If you defer to me, you will wind up alongside the front of my trailer (even with the trailer headwall and just behind my tractor’s drive wheels), but obviously not in the lane you want (see the Risk Zone:  Alongside the Front of My Trailer on My Left Side, Where I can See You in the Small Convex Mirror Below My Large Left Mirror tip).  I’ll be keeping track of you in the small convex mirror below my large left mirror, and again expecting you to advance (hopefully briskly) through all the other risk zones in the lane to my left including the final one in front of my truck (see the Risk Zone:  Close in Front of My Truck and in the Left Lane Next to Mine and the Risk Zone:  Close and Directly in Front of My Truck tips).

Another clearing option is for you to move one lane to your left, returning to two lanes to the left of my lane.  Your vehicle’s image will leave the mirrors on my left side.  Then if you slide back even with the midships (middle) section of my trailer (even with the trailer’s midships turn signal/emergency flasher light), your vehicle’s image will continue to be out of my mirrored and direct view.  I will change one lane to my left only after confirming that you have completed your move.  Once I’ve completed my lane change, your vehicle’s image will have returned about evenly between my large left mirror and the small convex mirror below it.

If you move one lane to your left and remain even with the front of my trailer (even with the trailer headwall and just behind my tractor’s drive wheels), your vehicle’s image will still be out of my direct and mirrored view.  This will cause me to be more cautious in moving to the lane to my left, even though the large mirror, small convex mirrors and my direct sight lines on my left side show that you’ve exited that lane.

Once I’ve completed my lane change to get alongside your vehicle on my left side, the location of your vehicle’s mirrored image will depend on where your vehicle winds up.  If you slow down and get alongside my trailer’s midships (middle) section (alongside the trailer’s midships turn signal/emergency flasher light), your vehicle’s image will be split about evenly between my large left mirror and the small convex mirror below it (see the Risk Zone:  Alongside the Middle Section of My Trailer on My Left Side, Where I can See You Partially in My Large Left Mirror and Partially in The Small Convex Mirror Below It tip).
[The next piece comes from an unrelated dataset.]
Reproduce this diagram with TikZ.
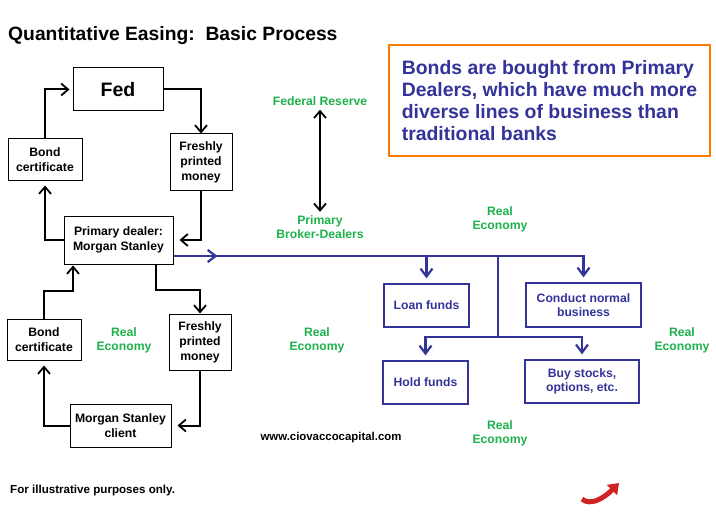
\documentclass[tikz,border=0pt]{standalone}
\usepackage{fontspec}
\setmainfont{Liberation Sans}
\usetikzlibrary{arrows.meta,positioning}
\definecolor{QeBlue}{RGB}{51,51,153}
\definecolor{QeGreen}{RGB}{30,178,76}
\definecolor{QeOrange}{RGB}{250,125,0}
\definecolor{QeRed}{RGB}{210,35,35}
\tikzset{
  qe/box/.style={
    draw=black,
    line width=1pt,
    fill=white,
    align=center,
    inner sep=2pt,
    font=\fontsize{12.2}{15}\selectfont\bfseries
  },
  qe/bluebox/.style={
    draw=QeBlue,
    line width=1.2pt,
    fill=white,
    align=center,
    text=QeBlue,
    inner sep=2pt,
    font=\fontsize{12.2}{14}\selectfont\bfseries
  },
  qe/note/.style={
    draw=QeOrange,
    line width=2pt,
    align=left,
    text=QeBlue,
    inner sep=0pt,
    minimum width=321pt,
    minimum height=111pt,
    font=\fontsize{19.4}{22}\selectfont\bfseries
  },
  qe/arrow/.style={-{Straight Barb[length=7pt,width=12pt,line width=1.8pt]}, line width=2pt, draw=black},
  qe/biarrow/.style={{Straight Barb[length=7pt,width=12pt,line width=1.8pt]}-{Straight Barb[length=7pt,width=12pt,line width=1.8pt]}, line width=2pt, draw=black},
  qe/blueline/.style={line width=2.5pt, draw=QeBlue},
  qe/bluearrow/.style={-{Straight Barb[length=8pt,width=12pt,line width=2.2pt]}, line width=2.5pt, draw=QeBlue},
  qe/green/.style={text=QeGreen, align=center, inner sep=0pt, font=\fontsize{12.2}{14}\selectfont\bfseries},
  qe/swoosh/.style={-{Triangle[length=10pt,width=14pt]}, line width=5pt, draw=QeRed, fill=none}
}
\begin{document}
\begin{tikzpicture}[x=1pt,y=-1pt]
  \useasboundingbox[fill=white] (0,0) rectangle (716,527);
  % title and notes
  \node[anchor=west, inner sep=0pt, font=\fontsize{19.3}{22}\selectfont\bfseries] (title) at (8,36) {Quantitative Easing:\ \ Basic Process};
  \node[qe/note] (note) at (549.5,100.5) {Bonds are bought from Primary\\Dealers, which have much more\\diverse lines of business than\\traditional banks};
  \node[anchor=west, inner sep=0pt, font=\fontsize{11.6}{14}\selectfont\bfseries] (foot) at (10,490) {For illustrative purposes only.};
  \node[inner sep=0pt, font=\fontsize{11.4}{14}\selectfont\bfseries] (web) at (331,438) {www.ciovaccocapital.com};

  % upper loop
  \node[qe/box, minimum width=90pt, minimum height=43pt, font=\fontsize{19.5}{22}\selectfont\bfseries] (fed) at (118,89.5) {Fed};
  \node[qe/box, minimum width=74pt, minimum height=41pt] (bondA) at (45,159.5) {Bond\\certificate};
  \node[qe/box, minimum width=62pt, minimum height=56pt] (moneyA) at (201,162) {Freshly\\printed\\money};
  \node[qe/box, minimum width=109pt, minimum height=48pt] (dealer) at (118.5,240) {Primary dealer:\\Morgan Stanley};

  % lower loop
  \node[qe/box, minimum width=74pt, minimum height=41pt] (bondB) at (44,339.5) {Bond\\certificate};
  \node[qe/box, minimum width=62pt, minimum height=56pt] (moneyB) at (200,342) {Freshly\\printed\\money};
  \node[qe/box, minimum width=101pt, minimum height=43pt] (client) at (120.5,425.5) {Morgan Stanley\\client};

  % uses of the money
  \node[qe/bluebox, minimum width=85pt, minimum height=43pt] (loan) at (426.5,305.5) {Loan funds};
  \node[qe/bluebox, minimum width=115pt, minimum height=44pt] (conduct) at (583.5,305) {Conduct normal\\business};
  \node[qe/bluebox, minimum width=85pt, minimum height=43pt] (hold) at (425.5,382.5) {Hold funds};
  \node[qe/bluebox, minimum width=114pt, minimum height=43pt] (buy) at (582,381.5) {Buy stocks,\\options, etc.};

  % green labels
  \node[qe/green] (fedres) at (320,101) {Federal Reserve};
  \node[qe/green] (pbd) at (320,227.5) {Primary\\Broker-Dealers};
  \node[qe/green] (realA) at (500,219) {Real\\Economy};
  \node[qe/green] (realB) at (124,340) {Real\\Economy};
  \node[qe/green] (realC) at (317,340) {Real\\Economy};
  \node[qe/green] (realD) at (682,340) {Real\\Economy};
  \node[qe/green] (realE) at (500,433) {Real\\Economy};

  % black connectors
  \draw[qe/arrow] (bondA.north) |- ([xshift=-3pt]fed.west);
  \draw[qe/arrow] (fed.east) -| (moneyA.north);
  \draw[qe/arrow] (moneyA.south) |- ([xshift=6pt]dealer.east);
  \draw[qe/arrow] (dealer.west) -| ([yshift=-5pt]bondA.south);
  \draw[qe/arrow] ([xshift=37.5pt]dealer.south) |- (200,290) -- (moneyB.north);
  \draw[qe/arrow] (moneyB.south) |- ([xshift=6pt]client.east);
  \draw[qe/arrow] (client.west) -| ([yshift=-5pt]bondB.south);
  \draw[qe/arrow] (bondB.north) |- (73,291) -- ([xshift=-45.5pt,yshift=-1pt]dealer.south);
  \draw[qe/biarrow] ([yshift=-4pt]fedres.south) -- ([yshift=4pt]pbd.north);

  % blue connectors
  \coordinate (split) at (498,256);
  \coordinate (splitB) at (498,337);
  \draw[qe/blueline] ([yshift=-16pt]dealer.east) -- (split);
  \draw[qe/bluearrow] ([yshift=-16pt]dealer.east) -- ++(44,0);
  \draw[qe/bluearrow, shorten >=5pt] (split) -| (conduct.north);
  \draw[qe/bluearrow, shorten >=5pt] (loan.north |- split) -- (loan.north);
  \draw[qe/blueline] (split) -- (splitB);
  \draw[qe/bluearrow, shorten >=5pt] (splitB) -| (hold.north);
  \draw[qe/bluearrow, shorten >=5pt] (splitB) -| (buy.north);

  % logo swoosh
  \draw[qe/swoosh] (582,499) .. controls (590,506) and (603,499) .. (619,483);
\end{tikzpicture}
\end{document}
If you drift back to a position slightly forward of the midships section, more of your vehicle’s image will have begun to move out of my large left mirror to the small convex mirror below it.  If you remain alongside the front of my trailer, your vehicle’s image will rest completely in the small convex mirror (see the Risk Zone:  Alongside the Front of My Trailer on My Left Side, Where I Can See You in the Small Convex Mirror Below My Large Left Mirror tip).